Dominique Jamet poursuit sa chronique de la collaboration ordinaire. Dans son roman, un jeune homme met sa plume au service de l'occupant, mais els mots sont assassins.

Dans «Un petit Parisien 1941-1945 » (éd. Flammarion), il avait livré le regard d’un enfant de 6 ans sur son père dans les années noires de l’Occupation. L’enfant était Dominique Jamet lui-même. Le père, un intellectuel socialiste, mais surtout pacifiste tellement convaincu qu’il met ses idées au service de l’occupant. Avec «Un traître », son nouveau roman (« inspiré de la vie très réelle d’un collaborateur », explique l’éditeur), Jamet replonge avec maestria dans cette période de l’Occupation, si riche en zones obscures.

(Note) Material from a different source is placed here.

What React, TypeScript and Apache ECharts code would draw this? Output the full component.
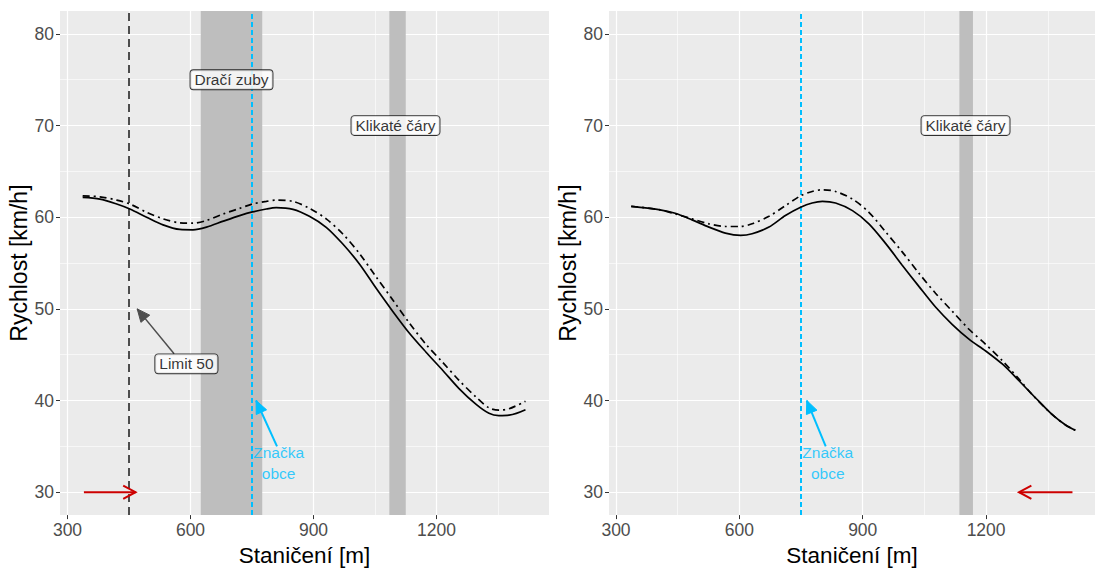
import React, { useEffect, useRef } from "react";
import * as echarts from "echarts";

// ---------- data ----------
const xTicks = [300, 600, 900, 1200];
const xMinor = [450, 750, 1050, 1350];
const yTicks = [30, 40, 50, 60, 70, 80];
const yMinor = [35, 45, 55, 65, 75];

const leftSolid = [
  [337, 62.16], [379, 61.98], [420, 61.44], [452, 60.9], [493, 60.0], [533, 59.17],
  [574, 58.67], [606, 58.63], [639, 58.92], [680, 59.57], [720, 60.18], [751, 60.58],
  [785, 60.9], [809, 61.04], [850, 60.86], [890, 60.1], [931, 58.9], [971, 57.1],
  [1012, 54.9], [1052, 52.3], [1093, 49.75], [1133, 47.4], [1174, 45.3], [1215, 43.3],
  [1255, 41.3], [1296, 39.6], [1328, 38.6], [1352, 38.35], [1377, 38.4], [1417, 39.0],
];
const leftDashDot = [
  [337, 62.34], [379, 62.23], [420, 61.87], [452, 61.44], [493, 60.54], [533, 59.82],
  [574, 59.39], [606, 59.35], [639, 59.64], [680, 60.36], [720, 60.97], [751, 61.44],
  [785, 61.73], [809, 61.87], [850, 61.73], [890, 60.97], [931, 59.82], [971, 58.2],
  [1012, 56.04], [1052, 53.53], [1093, 51.0], [1133, 48.5], [1174, 46.15], [1215, 44.17],
  [1255, 42.2], [1296, 40.4], [1328, 39.2], [1352, 38.96], [1377, 39.1], [1417, 39.93],
];
const rightSolid = [
  [337, 61.19], [404, 60.83], [444, 60.43], [485, 59.71], [526, 58.92], [566, 58.27],
  [603, 58.02], [631, 58.2], [672, 58.92], [712, 60.18], [749, 61.08], [777, 61.55],
  [802, 61.73], [834, 61.55], [875, 60.72], [915, 59.28], [956, 57.12], [996, 54.77],
  [1037, 52.43], [1077, 50.2], [1118, 48.29], [1159, 46.67], [1199, 45.41], [1240, 43.96],
  [1280, 42.16], [1321, 40.25], [1361, 38.45], [1394, 37.3], [1417, 36.76],
];
const rightDashDot = [
  [337, 61.19], [404, 60.83], [444, 60.36], [485, 59.82], [526, 59.28], [566, 58.99],
  [603, 58.99], [631, 59.28], [672, 60.1], [712, 61.26], [749, 62.34], [777, 62.81],
  [802, 62.99], [834, 62.81], [875, 61.98], [915, 60.54], [956, 58.38], [996, 56.22],
  [1037, 53.87], [1077, 51.71], [1118, 49.73], [1159, 47.75], [1199, 46.13], [1240, 44.32],
  [1280, 42.34], [1310, 40.75], [1361, 38.45], [1394, 37.3], [1417, 36.76],
];

const leftShades = [[625, 775], [1085, 1125]];
const rightShades = [[1135, 1168]];
const leftLimitLine = [450];
const signLine = [750];

const leftLabels = [
  { text: "Dračí zuby", x: 700, y: 75 },
  { text: "Klikaté čáry", x: 1100, y: 70 },
  { text: "Limit 50", x: 590, y: 44 },
];
const rightLabels = [{ text: "Klikaté čáry", x: 1150, y: 70 }];

const signText = { text: "Značka\nobce", x: 815, y: 33.15 };

const leftGreyArrows = [[560, 45.1, 470, 50]];
const leftCyanArrows = [[811, 35, 760, 40]];
const rightCyanArrows = [[810, 35, 764, 40]];
const leftRedArrows = [[340, 30, 466, 30]];
const rightRedArrows = [[1410, 30, 1280, 30]];

const xRangeLeft = [281.7, 1474.4];
const xRangeRight = [283, 1464.8];
const yRange = [27.5, 82.5];

// ---------- styling helpers ----------
const FONT = "'Liberation Sans', Arial, sans-serif";
const CYAN = "#00BFFF";
const RED = "#CD0000";
const GREY30 = "#4D4D4D";
const SHADE = "#BEBEBE";

function arrowRender(color: string, width: number, closed: boolean, headLen: number, halfDeg: number) {
  return (params: any, api: any) => {
    const a = api.coord([api.value(0), api.value(1)]);
    const b = api.coord([api.value(2), api.value(3)]);
    const ang = Math.atan2(b[1] - a[1], b[0] - a[0]);
    const h = (halfDeg * Math.PI) / 180;
    const p1 = [b[0] - headLen * Math.cos(ang - h), b[1] - headLen * Math.sin(ang - h)];
    const p2 = [b[0] - headLen * Math.cos(ang + h), b[1] - headLen * Math.sin(ang + h)];
    const children: any[] = [
      {
        type: "line",
        shape: { x1: a[0], y1: a[1], x2: b[0], y2: b[1] },
        style: { stroke: color, lineWidth: width },
      },
    ];
    if (closed) {
      children.push({
        type: "polygon",
        shape: { points: [b, p1, p2] },
        style: { fill: color, stroke: color, lineWidth: 1 },
      });
    } else {
      children.push({
        type: "polyline",
        shape: { points: [p1, b, p2] },
        style: { stroke: color, lineWidth: width, fill: null },
      });
    }
    return { type: "group", children };
  };
}

function gridSeries(idx: number) {
  const major = { color: "#FFFFFF", width: 1.2, type: "solid" };
  const minor = { color: "#FFFFFF", width: 0.6, type: "solid" };
  return {
    type: "line",
    xAxisIndex: idx,
    yAxisIndex: idx,
    data: [],
    silent: true,
    z: 1,
    markLine: {
      silent: true,
      symbol: "none",
      animation: false,
      z: 1,
      label: { show: false },
      data: [
        ...xMinor.map((v) => ({ xAxis: v, lineStyle: minor })),
        ...yMinor.map((v) => ({ yAxis: v, lineStyle: minor })),
        ...xTicks.map((v) => ({ xAxis: v, lineStyle: major })),
        ...yTicks.map((v) => ({ yAxis: v, lineStyle: major })),
      ],
    },
  };
}

function shadeSeries(idx: number, shades: number[][]) {
  return {
    type: "line",
    xAxisIndex: idx,
    yAxisIndex: idx,
    data: [],
    silent: true,
    z: 2,
    markArea: {
      silent: true,
      z: 2,
      itemStyle: { color: SHADE, opacity: 1 },
      label: { show: false },
      data: shades.map((s) => [{ xAxis: s[0] }, { xAxis: s[1] }]),
    },
  };
}

function vlineSeries(idx: number, values: number[], color: string, width: number, dash: number[]) {
  return {
    type: "line",
    xAxisIndex: idx,
    yAxisIndex: idx,
    data: [],
    silent: true,
    z: 3,
    markLine: {
      silent: true,
      symbol: "none",
      z: 3,
      label: { show: false },
      lineStyle: { color, width, type: dash },
      data: values.map((v) => ({ xAxis: v })),
    },
  };
}

function curveSeries(idx: number, data: number[][], dash: any) {
  return {
    type: "line",
    xAxisIndex: idx,
    yAxisIndex: idx,
    data,
    showSymbol: false,
    smooth: 0.3,
    silent: true,
    z: 4,
    lineStyle: { color: "#000000", width: 1.7, type: dash },
  };
}

function arrowSeries(idx: number, data: number[][], color: string, width: number, closed: boolean) {
  return {
    type: "custom",
    xAxisIndex: idx,
    yAxisIndex: idx,
    coordinateSystem: "cartesian2d",
    data,
    silent: true,
    clip: false,
    z: 5,
    encode: { x: [0, 2], y: [1, 3] },
    renderItem: arrowRender(color, width, closed, 14, closed ? 24 : 28),
  };
}

function labelSeries(idx: number, labels: { text: string; x: number; y: number }[]) {
  return {
    type: "scatter",
    xAxisIndex: idx,
    yAxisIndex: idx,
    symbolSize: 0,
    silent: true,
    z: 6,
    data: labels.map((l) => ({ value: [l.x, l.y], name: l.text })),
    label: {
      show: true,
      position: "inside",
      formatter: (p: any) => p.name,
      color: "#000000",
      fontFamily: FONT,
      fontSize: 15.5,
      lineHeight: 16,
      backgroundColor: "#FFFFFF",
      borderColor: "#000000",
      borderWidth: 0.9,
      borderRadius: 3,
      padding: [2, 4, 1, 4],
    },
  };
}

function signTextSeries(idx: number) {
  return {
    type: "scatter",
    xAxisIndex: idx,
    yAxisIndex: idx,
    symbolSize: 0,
    silent: true,
    z: 6,
    data: [{ value: [signText.x, signText.y], name: signText.text }],
    label: {
      show: true,
      position: "inside",
      formatter: (p: any) => p.name,
      color: CYAN,
      fontFamily: FONT,
      fontSize: 15.5,
      lineHeight: 21,
      align: "center",
    },
  };
}

function xAxis(idx: number, range: number[]) {
  return {
    type: "value",
    gridIndex: idx,
    min: range[0],
    max: range[1],
    splitNumber: 4,
    name: "Staničení [m]",
    nameLocation: "middle",
    nameGap: 25,
    nameTextStyle: { color: "#000000", fontSize: 22.5, fontFamily: FONT },
    axisLine: { show: false },
    axisTick: { show: true, length: 4, lineStyle: { color: "#333333", width: 1 }, customValues: xTicks },
    axisLabel: {
      show: true,
      margin: 6,
      color: GREY30,
      fontSize: 17.5,
      fontFamily: FONT,
      customValues: xTicks,
      formatter: (v: number) => (xTicks.includes(Math.round(v * 1000) / 1000) ? String(v) : ""),
    },
    splitLine: { show: false },
    minorSplitLine: { show: false },
  };
}

function yAxis(idx: number) {
  return {
    type: "value",
    gridIndex: idx,
    min: yRange[0],
    max: yRange[1],
    name: "Rychlost [km/h]",
    nameLocation: "middle",
    nameGap: 27,
    nameTextStyle: { color: "#000000", fontSize: 23, fontFamily: FONT },
    axisLine: { show: false },
    axisTick: { show: true, length: 4, lineStyle: { color: "#333333", width: 1 }, customValues: yTicks },
    axisLabel: {
      show: true,
      margin: 6,
      color: GREY30,
      fontSize: 17.5,
      fontFamily: FONT,
      customValues: yTicks,
      formatter: (v: number) => (yTicks.includes(Math.round(v * 1000) / 1000) ? String(v) : ""),
    },
    splitLine: { show: false },
  };
}

export default function App() {
  const ref = useRef<HTMLDivElement>(null);
  useEffect(() => {
    document.body.style.margin = "0";
    if (!ref.current) return;
    const chart = echarts.init(ref.current, undefined, { renderer: "svg" });
    const option: any = {
      animation: false,
      backgroundColor: "#FFFFFF",
      grid: [
        { left: 60, top: 11, width: 489, height: 510, show: true, backgroundColor: "#EBEBEB", borderWidth: 0 },
        { left: 609, top: 11, width: 486, height: 510, show: true, backgroundColor: "#EBEBEB", borderWidth: 0 },
      ],
      xAxis: [xAxis(0, xRangeLeft), xAxis(1, xRangeRight)],
      yAxis: [yAxis(0), yAxis(1)],
      series: [
        gridSeries(0),
        gridSeries(1),
        shadeSeries(0, leftShades),
        shadeSeries(1, rightShades),
        vlineSeries(0, leftLimitLine, GREY30, 2, [8, 5]),
        vlineSeries(0, signLine, CYAN, 2, [5, 3]),
        vlineSeries(1, signLine, CYAN, 2, [5, 3]),
        curveSeries(0, leftSolid, "solid"),
        curveSeries(0, leftDashDot, [7, 4, 2, 4]),
        curveSeries(1, rightSolid, "solid"),
        curveSeries(1, rightDashDot, [7, 4, 2, 4]),
        arrowSeries(0, leftGreyArrows, GREY30, 1.5, true),
        arrowSeries(0, leftCyanArrows, CYAN, 2, true),
        arrowSeries(1, rightCyanArrows, CYAN, 2, true),
        arrowSeries(0, leftRedArrows, RED, 2, false),
        arrowSeries(1, rightRedArrows, RED, 2, false),
        labelSeries(0, leftLabels),
        labelSeries(1, rightLabels),
        signTextSeries(0),
        signTextSeries(1),
      ],
    };
    chart.setOption(option);
    return () => chart.dispose();
  }, []);
  return <div ref={ref} style={{ width: 1095, height: 572 }} />;
}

Le traître – on se gardera de dire le héros – est un jeune étudiant de 20 ans, Jean Deleau, qui se retrouve, par hasard, traducteur pour les services allemands en 1940. Embauché, salarié, Deleau est « enchanté de trouver à employer ses compétences », écrit Jamet. Ses employeurs, eux, n’ont qu’à se féliciter de ses services...Seulement, « traduire c’est trahir ». Surtout quand le traducteur va se muer en collabo consciencieux, délibérément au service de la police allemande et aux trousses des « terroristes ». Au point de devenir un jeune et efficace petit chef de la « Gestapo française ». Recherché par la justice à la Libération, condamné à mort par contumace, il se cachera pendant vingt ans avant de passer les vingt années suivantes en prison – entre-temps, il a été jugé, condamné à mort une deuxième fois et gracié par de Gaulle – et de finir ses jours sereinement en... Mais on laissera au lecteur du livre la découverte de cette fin de voyage.

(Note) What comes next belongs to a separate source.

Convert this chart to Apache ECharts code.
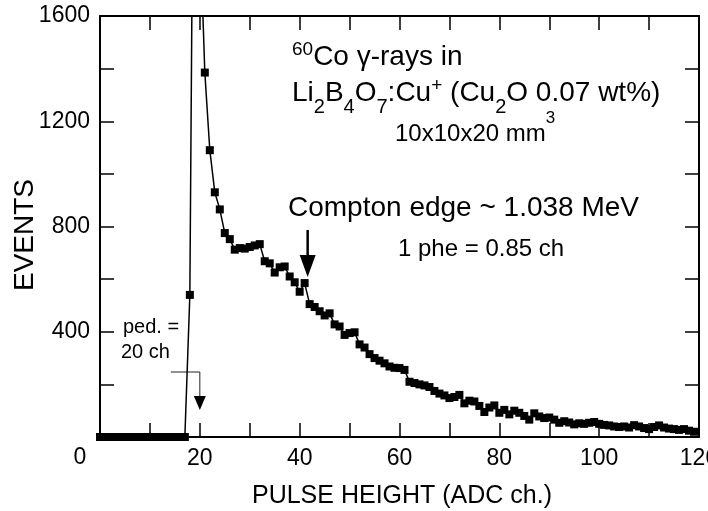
<!DOCTYPE html>
<html>
<head>
<meta charset="utf-8">
<script src="https://cdn.jsdelivr.net/npm/echarts@6/dist/echarts.min.js"></script>
<style>html,body{margin:0;padding:0;background:#fff}#c{width:708px;height:511px}</style>
</head>
<body>
<div id="c"></div>
<script>
// ---- data ----
const events = [
  0,0,0,0,0,0,0,0,0,0,0,0,0,0,0,0,0,0,
  540,3200,1950,1385,1090,930,865,775,752,712,718,716,
  722,728,733,668,660,625,645,648,610,588,
  552,585,505,494,478,462,470,428,420,388,
  395,398,352,340,315,300,290,280,268,263,
  262,255,210,205,200,196,190,175,165,158,
  148,152,160,128,138,135,118,95,112,120,
  92,103,86,100,92,80,66,90,78,72,
  74,66,54,60,55,48,52,50,54,57,
  50,46,44,40,38,40,36,45,40,34,
  30,38,44,36,32,30,27,30,24,20
];
const xLabelValues = [20, 40, 60, 80, 100, 120];
const yLabelValues = [400, 800, 1200, 1600];
const pedArrow = {x0: 14.2, x1: 20, y: 247, tip: 103};
const comptonArrow = {x: 41.6, top: 787, tip: 608};

const FONT = '"Liberation Sans", Arial, Helvetica, sans-serif';
const seriesData = events.map((v, i) => [i, v]);

const axisLine = {show: true, onZero: false, lineStyle: {color: '#000', width: 2}};
const tick = {show: true, inside: true, length: 14, lineStyle: {color: '#000', width: 1.5}};

const chart = echarts.init(document.getElementById('c'), null, {renderer: 'canvas'});
chart.setOption({
  animation: false,
  backgroundColor: '#fff',
  grid: {left: 100, top: 16, right: 9, bottom: 74, outerBoundsMode: 'none', containLabel: false},
  xAxis: [
    {type: 'value', min: 0, max: 120, interval: 10, position: 'bottom',
     axisLine: axisLine, axisTick: tick, splitLine: {show: false},
     axisLabel: {formatter: v => xLabelValues.includes(v) ? String(v) : '',
                 fontSize: 23, color: '#000', fontFamily: FONT, margin: 10}},
    {type: 'value', min: 0, max: 120, interval: 10, position: 'top',
     axisLine: axisLine, axisTick: tick, splitLine: {show: false}, axisLabel: {show: false}}
  ],
  yAxis: [
    {type: 'value', min: 0, max: 1600, interval: 200, position: 'left',
     axisLine: axisLine, axisTick: tick, splitLine: {show: false},
     axisLabel: {formatter: v => yLabelValues.includes(v) ? String(v) : '',
                 fontSize: 23, color: '#000', fontFamily: FONT, margin: 10}},
    {type: 'value', min: 0, max: 1600, interval: 200, position: 'right',
     axisLine: axisLine, axisTick: tick, splitLine: {show: false}, axisLabel: {show: false}}
  ],
  series: [{
    type: 'line', xAxisIndex: 0, yAxisIndex: 0, data: seriesData,
    symbol: 'rect', symbolSize: 8, showAllSymbol: true, clip: true,
    itemStyle: {color: '#000'}, lineStyle: {color: '#000', width: 1.5}
  }]
});

const P = (x, y) => chart.convertToPixel({xAxisIndex: 0, yAxisIndex: 0}, [x, y]);
const pa = P(pedArrow.x0, pedArrow.y), pb = P(pedArrow.x1, pedArrow.y), pt = P(pedArrow.x1, pedArrow.tip);
const ca = P(comptonArrow.x, comptonArrow.top), ct = P(comptonArrow.x, comptonArrow.tip);

function T(x, y, text, size, extra, rot) {
  return {type: 'text', x: x, y: y, rotation: rot || 0, silent: true,
    style: Object.assign({text: text, fontSize: size, fontFamily: FONT, fill: '#000',
      align: 'left', verticalAlign: 'middle'}, extra || {})};
}
const richMain = {
  sp: {fontSize: 19, fontFamily: FONT, fill: '#000', verticalAlign: 'top', height: 34},
  sb: {fontSize: 20, fontFamily: FONT, fill: '#000', verticalAlign: 'bottom', lineHeight: 20}
};
const richSmall = {
  sp: {fontSize: 17, fontFamily: FONT, fill: '#000', verticalAlign: 'top', lineHeight: 20}
};

chart.setOption({
  graphic: [
    T(292, 57, '{sp|60}Co γ-rays in', 28, {lineHeight: 48, rich: richMain}),
    T(292, 93, 'Li{sb|2}B{sb|4}O{sb|7}:Cu{sp|+} (Cu{sb|2}O 0.07 wt%)', 28, {lineHeight: 48, rich: richMain}),
    T(395, 134, '10x10x20 mm{sp|3}', 24, {lineHeight: 48, rich: richSmall}),
    T(288, 208, 'Compton edge ~ 1.038 MeV', 28),
    T(398, 249, '1 phe = 0.85 ch', 24),
    T(123, 327, 'ped. =', 20),
    T(121, 352, '20 ch', 20),
    T(80, 458, '0', 23, {align: 'center'}),
    T(25, 235, 'EVENTS', 28, {align: 'center'}, Math.PI / 2),
    T(402, 496, 'PULSE HEIGHT (ADC ch.)', 25, {align: 'center'}),
    // pedestal arrow
    {type: 'polyline', silent: true, shape: {points: [pa, pb, [pb[0], pt[1] - 12]]},
     style: {stroke: '#222', lineWidth: 1, fill: null}},
    {type: 'polygon', silent: true, shape: {points: [[pt[0] - 6, pt[1] - 14], [pt[0] + 6, pt[1] - 14], pt]},
     style: {fill: '#000'}},
    // Compton edge arrow
    {type: 'line', silent: true, shape: {x1: ca[0], y1: ca[1], x2: ct[0], y2: ct[1] - 18},
     style: {stroke: '#000', lineWidth: 2.5}},
    {type: 'polygon', silent: true, shape: {points: [[ct[0] - 8, ct[1] - 22], [ct[0] + 8, ct[1] - 22], ct]},
     style: {fill: '#000'}}
  ]
});
</script>
</body>
</html>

Journaliste (un long parcours qui l’a conduit de « L’Aurore » à «Marianne ») et écrivain, ancien directeur de la Bibliothèque nationale de France, Jamet a le style précis de l’amoureux des faits et celui, limpide, de l’amoureux des lettres. Il place sa plume remarquable au service de ce roman où l’on croise officiers de devoir et petits malfrats cupides, lâches méprisables et courageux discrets. On y entend aussi Pierre Dac, speaker de Radio Londres (à travers le récit d’un somptueux duel à distance avec Philippe Henriot, la voix de Radio Paris), et on y suit un dîner de célébrités de la collaboration parisienne réunies à la table d’Henri Lafont.

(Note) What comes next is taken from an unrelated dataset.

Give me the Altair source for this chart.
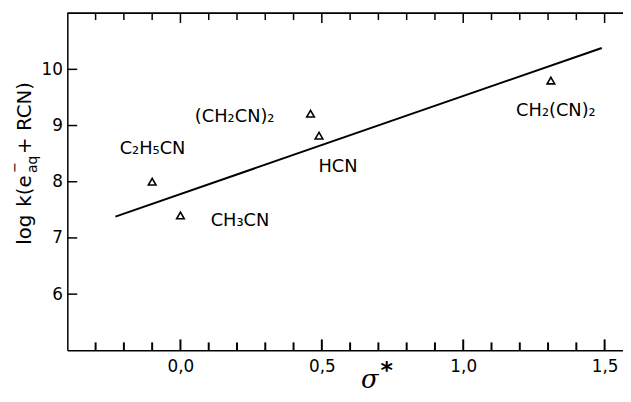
import altair as alt
import pandas as pd

# ---- data ----
compounds = ["C₂H₅CN", "CH₃CN", "(CH₂CN)₂", "HCN", "CH₂(CN)₂"]
sigma_star = [-0.10, 0.00, 0.46, 0.49, 1.31]
log_k = [8.00, 7.40, 9.21, 8.82, 9.80]
label_x = [-0.215, 0.107, 0.051, 0.488, 1.187]
label_y = [8.50, 7.22, 9.06, 8.18, 9.17]
fit_x = [-0.23, 1.49]
fit_y = [7.38, 10.38]
x_major = [0.0, 0.5, 1.0, 1.5]
x_minor = [-0.3, -0.2, -0.1, 0.1, 0.2, 0.3, 0.4, 0.6, 0.7, 0.8, 0.9,
           1.1, 1.2, 1.3, 1.4]
y_ticks = [6, 7, 8, 9, 10]

W, H = 562, 341
FONT = "DejaVu Sans"
INK = "#000000"

xs = alt.Scale(domain=[-0.4, 1.565], nice=False, zero=False)
ys = alt.Scale(domain=[5, 11], nice=False, zero=False)
xaxis = alt.Axis(
    values=x_major, tickSize=0, ticks=False, grid=False, title=None,
    labelExpr="replace(format(datum.value, '.1f'), '.', ',')",
    labelPadding=8)
yaxis = alt.Axis(
    values=y_ticks, format="d", tickSize=0, ticks=False, grid=False,
    title=None, labelPadding=5)


def X(f="x"):
    return alt.X(f + ":Q", scale=xs, axis=xaxis)


def Y(f="y"):
    return alt.Y(f + ":Q", scale=ys, axis=yaxis)


pts = pd.DataFrame({"x": sigma_star, "y": log_k, "name": compounds})
labs = pd.DataFrame({"x": label_x, "y": label_y, "name": compounds})
fit = pd.DataFrame({"x": fit_x, "y": fit_y})
xmaj = pd.DataFrame({"x": x_major, "y0": [5.0] * 4,
                     "y1": [5.0 + 11 * 6.0 / H] * 4})
xmin = pd.DataFrame({"x": x_minor, "y0": [5.0] * len(x_minor),
                     "y1": [5.0 + 8 * 6.0 / H] * len(x_minor)})
yt = pd.DataFrame({"y": y_ticks})

line = alt.Chart(fit).mark_line(color=INK, strokeWidth=2).encode(x=X(), y=Y())

points = alt.Chart(pts).mark_point(
    shape="triangle-up", filled=False, size=60, color=INK, strokeWidth=1.6,
    opacity=1
).encode(x=X(), y=Y())

labels = alt.Chart(labs).mark_text(
    align="left", baseline="alphabetic", font=FONT, fontSize=18, color=INK
).encode(x=X(), y=Y(), text="name:N")

bot_major = alt.Chart(xmaj).mark_rule(color=INK, strokeWidth=2).encode(
    x=X(), y=Y("y0"), y2="y1:Q")
bot_minor = alt.Chart(xmin).mark_rule(color=INK, strokeWidth=2).encode(
    x=X(), y=Y("y0"), y2="y1:Q")
top_major = alt.Chart(xmaj).mark_rule(color=INK, strokeWidth=1.5).encode(
    x=X(), y=alt.value(0), y2=alt.value(10))
top_minor = alt.Chart(xmin).mark_rule(color=INK, strokeWidth=1.5).encode(
    x=X(), y=alt.value(0), y2=alt.value(7))
left_ticks = alt.Chart(yt).mark_rule(color=INK, strokeWidth=1.5).encode(
    y=Y(), x=alt.value(0), x2=alt.value(10))
top_border = alt.Chart(fit).mark_rule(color=INK, strokeWidth=1.5).encode(
    x=alt.value(0), x2=alt.value(W), y=alt.value(0))

one = pd.DataFrame({"k": [0]})


def txt(s, x, y, size, angle=0, **kw):
    return alt.Chart(one).mark_text(
        text=s, font=kw.pop("font", FONT), fontSize=size, angle=angle,
        align="center", baseline="middle", color=INK, **kw
    ).encode(x=alt.value(x), y=alt.value(y))


ytitle = [
    txt("log", -43, 219, 20, 270),
    txt("k(e", -43, 180, 20, 270),
    txt("−", -53, 156, 13, 270),
    txt("aq", -35, 153, 14, 270),
    txt("+ RCN)", -43, 106, 20, 270),
]
xtitle = [
    txt("σ", 306, 371, 26, 0, font="DejaVu Serif", fontStyle="italic"),
    txt("*", 323, 362, 24, 0, fontWeight="bold"),
]

chart = alt.layer(
    line, points, labels, bot_major, bot_minor, top_major, top_minor,
    left_ticks, top_border, *ytitle, *xtitle
).properties(
    width=W, height=H,
    autosize=alt.AutoSizeParams(type="none"),
    padding={"left": 60, "top": 3, "right": 0, "bottom": 44},
).configure_view(stroke=None).configure_axis(
    domainColor=INK, domainWidth=1.5, labelFont=FONT, labelFontSize=17,
    labelColor=INK,
)

chart.save("out.html", embed_options={"renderer": "svg", "actions": False})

A la fin de sa vie, Deleau se découvre une passion pour les paroles d’une chanson de Jean-Jacques Goldman («Et si j’étais né en 17 à Leidenstadt / Sur les ruines d’un champ de bataille / Aurais-je été meilleur ou pire que ces gens / Si j’avais été allemand ? »), à propos desquelles Jamet écrit : « Il lui semblait que le chanteur s’adressait à lui, personnellement, et à quelques autres comme lui. »

« Un traître", Flammarion, 393 pages, 20 euros.